Sono due danni collaterali. Vittime depositate in un reparto di riabilitazione, senz’illusione di riabilitare granché. In comune hanno l’età, la sfortuna e la corsia. Abbastanza, per costruirci un’amicizia. Orel Ilizrov, israeliano di Beer Sheva, nella parte destra del cervello porta la scheggia inoperabile d’un razzo Grad, tirato da Gaza mentre andava in macchina con sua mamma. Maria Aman è una palestinese di Gaza paralizzata dal collo in giù, colpa d’un missile israeliano sparato sull’auto di suo zio. Orel ha perso la memoria, il controllo di metà corpo, scatta come una marionetta, ha crisi nervose e sua mamma Angela a volte fatica a tenerlo: «L’ho aspettato undici anni, l’ho cresciuto per otto, poi Dio me l’ha tolto e siccome piangevo mi ha ridato un altro bambino. Vivo. Ma ferito per sempre». Maria muove solo le fiammelle degli occhi e il sorriso, sta in un involucro di tubi, dipende da un respiratore e certi giorni suo papà Handi le fa il massaggio cardiaco: «Le terapie sono finite, la posso curare solo io. Voglio farla sentire la regina del mondo e ridere fino a sera. La notte vado sul terrazzino dell’ospedale e fumo fino alle 4. Credo sempre d’avere finito le lacrime, invece no». L’amicizia di Orel e Maria è andata in prime time , l’altra sera, e lo scandalo tv della loro felicità ha commosso gli adulti infelici. Nove mesi fa, penultimo giorno della guerra di Gaza, quando lui è arrivato in ospedale, la mamma che è infermiera aveva capito e gridava «è morto!», e anche il neurochirurgo non sapeva che fare: «In America — dice il dottor Moni Banifle — casi così nemmeno li toccano. Io però non sono Dio. Non decido che un bambino deve morire. L’ho operato sei volte. L’ultima scheggia è troppo pericoloso toglierla. Resta solo la riabilitazione, qui dentro». Anche Maria non ha altri luoghi. Due anni fa, quando s’era fatto l’umanamente possibile, qualche burocrate israeliano decise che era ora se ne tornasse a casa sua. Ma un famoso opinionista, Gideon Levy, scatenò il putiferio e partì una sottoscrizione internazionale e il governo fece retromarcia: papà Handi non può pagarsi una casa o un’infermiera, a Gerusalemme, ora la bambina vive col fratellino in ospedale.

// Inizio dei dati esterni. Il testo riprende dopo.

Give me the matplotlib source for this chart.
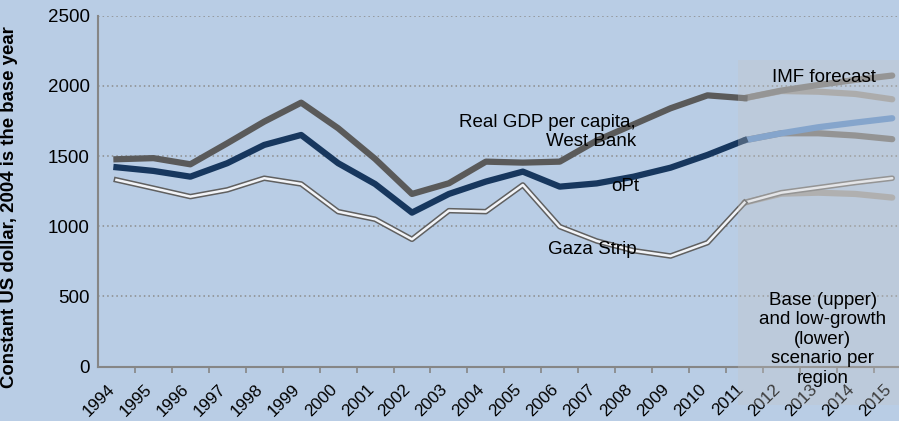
import matplotlib
matplotlib.use('Agg')
import matplotlib.pyplot as plt
from matplotlib.patches import Rectangle
from matplotlib.transforms import ScaledTranslation

plt.rcParams['font.family'] = ['Liberation Sans', 'DejaVu Sans']

# ==================== data ====================
years = [str(y) for y in range(1994, 2016)]

# historical 1994-2011
west_bank = [1477, 1485, 1441, 1591, 1745, 1880, 1698, 1480, 1230, 1306, 1460,
             1453, 1460, 1610, 1725, 1840, 1932, 1912]
opt = [1420, 1394, 1353, 1449, 1579, 1650, 1449, 1301, 1097, 1230, 1318,
       1389, 1282, 1305, 1353, 1417, 1508, 1612]
gaza = [1330, 1271, 1211, 1259, 1342, 1301, 1104, 1050, 907, 1111, 1104,
        1294, 997, 895, 826, 788, 883, 1168]

# forecasts 2011-2015: base (upper) / low-growth (lower)
wb_base = [1912, 1966, 2006, 2042, 2073]
wb_low = [1912, 1963, 1958, 1942, 1904]
opt_base = [1612, 1662, 1705, 1738, 1769]
opt_low = [1612, 1662, 1662, 1646, 1620]
gaza_base = [1168, 1239, 1275, 1311, 1342]
gaza_low = [1168, 1232, 1239, 1230, 1204]

BG = '#b9cde5'
hist_x = list(range(len(west_bank)))
fc_x = list(range(len(west_bank) - 1, len(years)))

fig = plt.figure(figsize=(8.99, 4.21), dpi=100, facecolor=BG)
ax = fig.add_axes([0.109, 0.129, 0.904, 0.834], facecolor=BG)

# --- forecast lines ---
ax.plot(fc_x, wb_low, color='#a3a3a3', lw=4.5, solid_capstyle='round', zorder=3)
ax.plot(fc_x, wb_base, color='#828282', lw=4.5, solid_capstyle='round', zorder=3.1)
ax.plot(fc_x, opt_low, color='#808080', lw=4.5, solid_capstyle='round', zorder=3)
ax.plot(fc_x, opt_base, color='#6b98d0', lw=4.5, solid_capstyle='round', zorder=3.1)
ax.plot(fc_x, gaza_low, color='#a8a8a8', lw=4.5, solid_capstyle='round', zorder=3)
ax.plot(fc_x, gaza_base, color='#808080', lw=4.0, solid_capstyle='round', zorder=3.1)
ax.plot(fc_x, gaza_base, color='#f2f4f8', lw=1.8, solid_capstyle='round', zorder=3.2)

# --- historical lines ---
ax.plot(hist_x, west_bank, color='#5a5a5a', lw=4.5, zorder=4)
ax.plot(hist_x, opt, color='#17375e', lw=4.5, zorder=4)
ax.plot(hist_x, gaza, color='#606060', lw=4.0, zorder=4)
ax.plot(hist_x, gaza, color='#f2f4f8', lw=1.8, zorder=4.1)

# forecast shading
ax.add_patch(Rectangle((16.82, -273), 6, 2184 + 273, facecolor='#c4c4c4',
                       alpha=0.3, edgecolor='none', clip_on=False, zorder=5))

ax.set_xlim(-0.5, len(years) - 0.5)
ax.set_ylim(0, 2500)
ax.set_yticks(range(0, 2501, 500))
ax.yaxis.grid(True, linestyle=(0, (1, 2)), color='#8c8c8c', lw=1.1)
ax.set_axisbelow(True)

ax.set_xticks(range(len(years)))
ax.set_xticks([i + 0.5 for i in range(len(years))], minor=True)
ax.tick_params(axis='x', which='major', length=0, pad=9)
ax.tick_params(axis='x', which='minor', length=4, color='#868686', width=1.2)
ax.tick_params(axis='y', length=0, labelsize=13.5, pad=6)
ax.set_xticklabels(years, rotation=45, ha='right', va='top',
                   rotation_mode='anchor', fontsize=12.3)
# shift the rotated labels so their ends sit under the category centres
shift = ScaledTranslation(-9 / 100, -2 / 100, fig.dpi_scale_trans)
for lab in ax.get_xticklabels():
    lab.set_transform(lab.get_transform() + shift)

for s in ['top', 'right']:
    ax.spines[s].set_visible(False)
for s in ['left', 'bottom']:
    ax.spines[s].set_color('#868686')
    ax.spines[s].set_linewidth(1.5)

ax.set_ylabel('Constant US dollar, 2004 is the base year', fontsize=13.4,
              fontweight='bold')
ax.yaxis.set_label_coords(-0.098, 0.454)

# annotations
ax.text(14.06, 1672, 'Real GDP per capita,\nWest Bank', ha='right', va='center',
        fontsize=13.5, linespacing=1.1, zorder=6)
ax.text(13.76, 1280, 'oPt', ha='center', va='center', fontsize=13.5, zorder=6)
ax.text(12.87, 831, 'Gaza Strip', ha='center', va='center', fontsize=13.5, zorder=6)
ax.text(19.15, 2056, 'IMF forecast', ha='center', va='center', fontsize=13.5, zorder=6)
ax.text(19.12, 195, 'Base (upper)\nand low-growth\n(lower)\nscenario per\nregion',
        ha='center', va='center', fontsize=13.5, linespacing=1.2, zorder=6)

fig.savefig('out.png', dpi=100, facecolor=BG)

I due amici per la pelle (salvata) non si raccontano mai quel che li ha portati a incontrarsi. Sono i genitori a farlo. Le auto ignare, le esplosioni, i morti intorno. Ogni tanto si trovano sul terrazzino, a fumare tutt’e due. La mamma di Orel guarda il papà di Maria e spesso non ce la fa: è pur sempre «di quelli là». Non gli parla, non gli sorride, «mi fa impazzire dover dividere la mia sofferenza con uno di Gaza». Gli chiede rabbiosa: «Ma come fai a stare in mezzo a noi ebrei?». Il papà di Maria è più rassegnato: «Ho lasciato il mio lavoro d’operaio, la mia casa. Tutto. Ma non vivo con gli ebrei che hanno ammazzato mia moglie, mia mamma, mio fratello e il mio primogenito. Sto con quelli che aiutano mia figlia». Dopo l’ultima operazione alla testa, c’è stata una festicciola nella camera di Orel. L’ha organizzata Maria. Ha invitato tutti i bambini ricoverati. C’era il maklube , riso e yogurt, cetrioli e pomodori: «Il nostro piatto preferito». Messo in mezzo e diviso a metà, come le loro piccole vite adulte.